Thursday, March 27, 2008

Help for Michael Arrington's 2433 Unread Emails...

Earlier this week I read a blog post by Michael Arrington on TechCrunch (2,433 Unread Emails Is An Opportunity For An Entrepreneur) about his personal issues with email. The following is my response:

Although there may be some technical assists to managing that inbox, I think alot of it boils down to managing yourself, and how you approach all those goodies that show up in your inbox. One possible solution is to think of your inbox in a different way. Think of it like you view a postal mailbox, or the inbin on your desk. I don't know of many people who put their mail back in their postal mailbox after they glance at it, and I haven't seen too many office inboxes with thousands of papers in them. Why not? Because people sort them and put them somewhere else!

Shifting your perspective from using your inbox as a holding tank to that of a delivery tool may help you SORT those new emails faster. And sorting is different from working. This perspective makes way for you to empty that inbox after every sort, just like you do with postal mail.

Here's what works for me... Some time management experts will tell you to touch the item only once. I think that is a bunch of bunk. I have tried it for years, and it just doesn't work for me. Here is my alternative suggestion: Touch each item no more than twice!
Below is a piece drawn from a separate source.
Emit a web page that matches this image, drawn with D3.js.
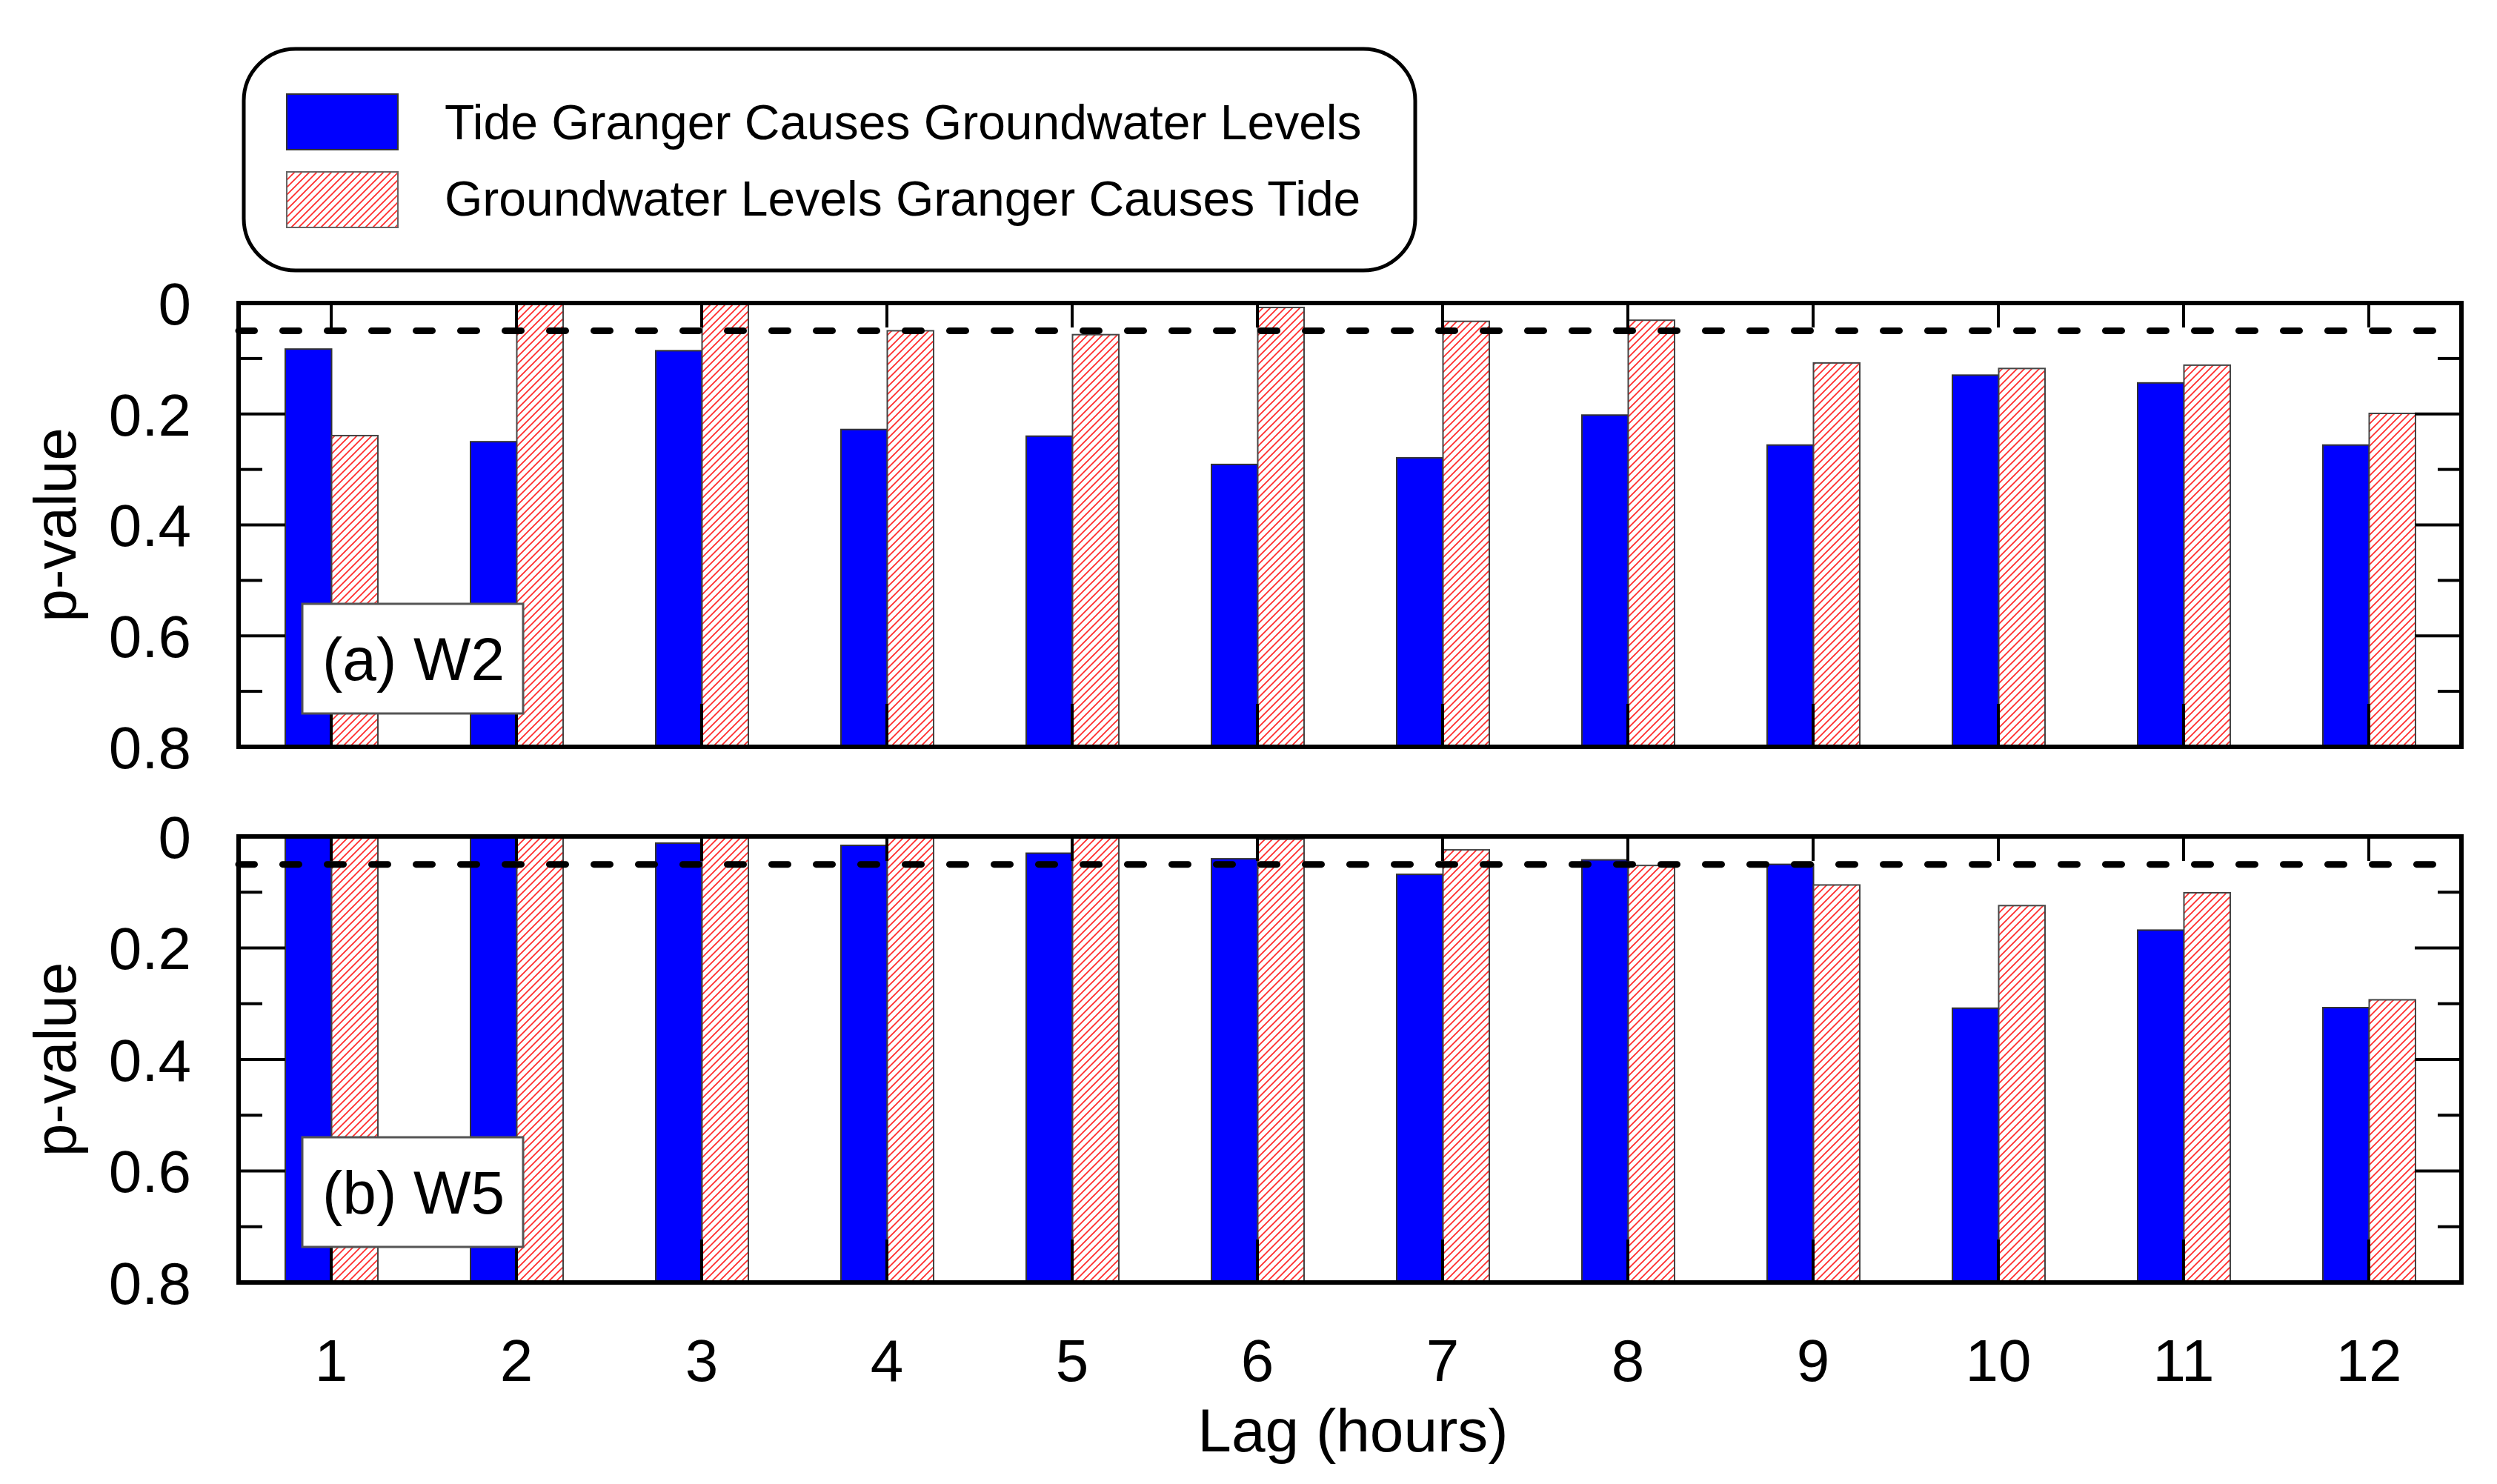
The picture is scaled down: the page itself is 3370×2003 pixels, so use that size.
<!DOCTYPE html>
<html>
<head>
<meta charset="utf-8">
<script src="https://cdn.jsdelivr.net/npm/d3@7"></script>
<style>
  html, body { margin: 0; padding: 0; background: #fff; }
  svg { display: block; font-family: "Liberation Sans", Arial, sans-serif; }
</style>
</head>
<body>
<script>
// ---------------- DATA ----------------
const lags = [1, 2, 3, 4, 5, 6, 7, 8, 9, 10, 11, 12];
const seriesNames = ["Tide Granger Causes Groundwater Levels", "Groundwater Levels Granger Causes Tide"];
const panelLabels = ["(a) W2", "(b) W5"];
// p-values, panel (a) W2
const w2TideCausesGw = [0.083, 0.250, 0.086, 0.228, 0.240, 0.291, 0.279, 0.202, 0.256, 0.130, 0.144, 0.256];
const w2GwCausesTide = [0.239, 0.002, 0.002, 0.050, 0.057, 0.008, 0.033, 0.031, 0.108, 0.118, 0.112, 0.199];
// p-values, panel (b) W5
const w5TideCausesGw = [0.001, 0.001, 0.012, 0.016, 0.030, 0.040, 0.068, 0.042, 0.050, 0.308, 0.168, 0.307];
const w5GwCausesTide = [0.001, 0.001, 0.001, 0.001, 0.001, 0.005, 0.024, 0.052, 0.087, 0.124, 0.101, 0.293];
const yMajorTicks = [0, 0.2, 0.4, 0.6, 0.8];
const yMinorTicks = [0.1, 0.3, 0.5, 0.7];
const significance = 0.05;
const xTitle = "Lag (hours)";
const yTitle = "p-value";

// ---------------- LAYOUT ----------------
const W = 3370, H = 2003;
const plotLeft = 322, plotRight = 3322;
const panels = [
  { top: 409, bottom: 1008, tide: w2TideCausesGw, gw: w2GwCausesTide, label: panelLabels[0] },
  { top: 1129, bottom: 1731, tide: w5TideCausesGw, gw: w5GwCausesTide, label: panelLabels[1] }
];
const blue = "#0000ff";
const hatchRed = "#ff2b2b";

const svg = d3.select("body").append("svg")
  .attr("width", W).attr("height", H).attr("viewBox", `0 0 ${W} ${H}`);

// hatch pattern
const defs = svg.append("defs");
const pat = defs.append("pattern")
  .attr("id", "hatch").attr("patternUnits", "userSpaceOnUse")
  .attr("width", 10).attr("height", 10);
pat.append("rect").attr("width", 10).attr("height", 10).attr("fill", "#fff");
pat.append("path")
  .attr("d", "M-2,2 L2,-2 M0,10 L10,0 M8,12 L12,8")
  .attr("stroke", hatchRed).attr("stroke-width", 1.7);

const x = d3.scaleBand().domain(lags).range([plotLeft, plotRight]).padding(0);
const sub = d3.scaleBand().domain(["tide", "gw"]).range([63, 188]).padding(0);

panels.forEach((p, pi) => {
  const y = d3.scaleLinear().domain([0, 0.8]).range([p.top, p.bottom]);
  const g = svg.append("g");

  const rows = lags.map((l, i) => ({ lag: l, tide: p.tide[i], gw: p.gw[i] }));

  // bars
  g.selectAll("rect.tide").data(rows).join("rect")
    .attr("class", "tide")
    .attr("x", d => x(d.lag) + sub("tide"))
    .attr("width", sub.bandwidth())
    .attr("y", d => y(d.tide))
    .attr("height", d => y(0.8) - y(d.tide))
    .attr("fill", blue).attr("stroke", "#333").attr("stroke-width", 2);

  g.selectAll("rect.gw").data(rows).join("rect")
    .attr("class", "gw")
    .attr("x", d => x(d.lag) + sub("gw"))
    .attr("width", sub.bandwidth())
    .attr("y", d => y(d.gw))
    .attr("height", d => y(0.8) - y(d.gw))
    .attr("fill", "url(#hatch)").attr("stroke", "#444").attr("stroke-width", 2);

  // ticks
  const tk = g.append("g").attr("stroke", "#000").attr("stroke-width", 4);
  yMajorTicks.forEach(t => {
    tk.append("line").attr("x1", plotLeft).attr("x2", plotLeft + 63).attr("y1", y(t)).attr("y2", y(t));
    tk.append("line").attr("x1", plotRight).attr("x2", plotRight - 63).attr("y1", y(t)).attr("y2", y(t));
  });
  yMinorTicks.forEach(t => {
    tk.append("line").attr("x1", plotLeft).attr("x2", plotLeft + 32).attr("y1", y(t)).attr("y2", y(t));
    tk.append("line").attr("x1", plotRight).attr("x2", plotRight - 32).attr("y1", y(t)).attr("y2", y(t));
  });
  lags.forEach(l => {
    const cx = x(l) + x.bandwidth() / 2;
    tk.append("line").attr("x1", cx).attr("x2", cx).attr("y1", p.top).attr("y2", p.top + 33);
    tk.append("line").attr("x1", cx).attr("x2", cx).attr("y1", p.bottom).attr("y2", p.bottom - 58);
  });

  // significance line
  g.append("line")
    .attr("x1", plotLeft).attr("x2", plotRight - 22)
    .attr("y1", y(significance)).attr("y2", y(significance))
    .attr("stroke", "#000").attr("stroke-width", 9)
    .attr("stroke-linecap", "round")
    .attr("stroke-dasharray", "22,38")
    .attr("stroke-dashoffset", 0.5);

  // frame
  g.append("rect")
    .attr("x", plotLeft).attr("y", p.top)
    .attr("width", plotRight - plotLeft).attr("height", p.bottom - p.top)
    .attr("fill", "none").attr("stroke", "#000").attr("stroke-width", 6);

  // y tick labels
  g.selectAll("text.ytl").data(yMajorTicks).join("text")
    .attr("class", "ytl")
    .attr("x", 258).attr("y", d => y(d)).attr("dy", "0.36em")
    .attr("text-anchor", "end").attr("font-size", 80).attr("fill", "#000")
    .text(d => d3.format("")(d));

  // y title
  g.append("text")
    .attr("transform", `translate(102,${(p.top + p.bottom) / 2}) rotate(-90)`)
    .attr("text-anchor", "middle").attr("font-size", 80).attr("fill", "#000")
    .text(yTitle);

  // panel label box
  const by = p.top + 406;
  g.append("rect")
    .attr("x", 408).attr("y", by).attr("width", 298).attr("height", 148)
    .attr("fill", "#fff").attr("stroke", "#555").attr("stroke-width", 3);
  g.append("text")
    .attr("x", 435).attr("y", by + 103)
    .attr("font-size", 82).attr("fill", "#000")
    .text(p.label);
});

// x tick labels
svg.append("g").selectAll("text").data(lags).join("text")
  .attr("x", d => x(d) + x.bandwidth() / 2).attr("y", 1864)
  .attr("text-anchor", "middle").attr("font-size", 80).attr("fill", "#000")
  .text(d => d);

svg.append("text")
  .attr("x", 1826).attr("y", 1959)
  .attr("text-anchor", "middle").attr("font-size", 82).attr("fill", "#000")
  .text(xTitle);

// legend
const lg = svg.append("g");
lg.append("rect")
  .attr("x", 329).attr("y", 66).attr("width", 1581).attr("height", 299)
  .attr("rx", 70).attr("ry", 70)
  .attr("fill", "#fff").attr("stroke", "#000").attr("stroke-width", 5);
const legendItems = [
  { name: seriesNames[0], fill: blue, stroke: "#333", y: 127, base: 188 },
  { name: seriesNames[1], fill: "url(#hatch)", stroke: "#666", y: 232, base: 291 }
];
legendItems.forEach(it => {
  lg.append("rect").attr("x", 387).attr("y", it.y).attr("width", 150).attr("height", 75)
    .attr("fill", it.fill).attr("stroke", it.stroke).attr("stroke-width", 2);
  lg.append("text").attr("x", 600).attr("y", it.base)
    .attr("font-size", 66).attr("fill", "#000").text(it.name);
});
</script>
</body>
</html>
Here is the scenario. You receive e-mail. You review it. Then you have to decide what you're going to do with it. If you subscribe to the process of touching it only once, you can really get bogged down in non-important items that may take a long time to read or handle. Instead, I like to suggest that you touch each email no more than twice, with one exception. (We'll get back to that later. ) When you review the email, you determine how important it is, and you move it to a file or a place that gets it out of your e-mail, yet it is held in a place where you can find it and not ignore it. After you have reviewed all your work and slotted these items in their appropriate holding places, then you go about setting the priorities and working on the most important items.

The exception to this is to give yourself permission to handle anything that will take you less than two minutes to handle. In other words if you open an e-mail, and you know you can handle it briefly by sending a quick response, or faxing a form quickly, my suggestion is that you do it, regardless of its urgency or importance.

So, let's get back to all that other work that you estimated would take more than two minutes to handle. What do you do with it? The first question you ask yourself is keep or trash. Trash as much stuff as you don't need -- it creates clutter. Once you have decided that it is not trash, then you need to decide on whether you need to take action, and what type of action, its priority, and whether it is urgent or not. You can set up folders for this. I use three action folders - Action A (priority,) Action B, and Reading. And the stuff I want to keep for reference I file in subject folders. Whatever you do, get all that stuff out of your inbox, because if you leave it in there, you're probably gonna look at it much more than twice or stare at it like a defeated zombie.

Ya can't keep doing the same thing and expect a different result. There've been alot of great ideas on this post. Perhaps a mindshift will help too!

What other ideas do you have?
Marsha

1 comment:

Dale Collie said...

I've saved hours by enforcing my own rule not to open FWDs unless they are clearly business. Just Hit Delete!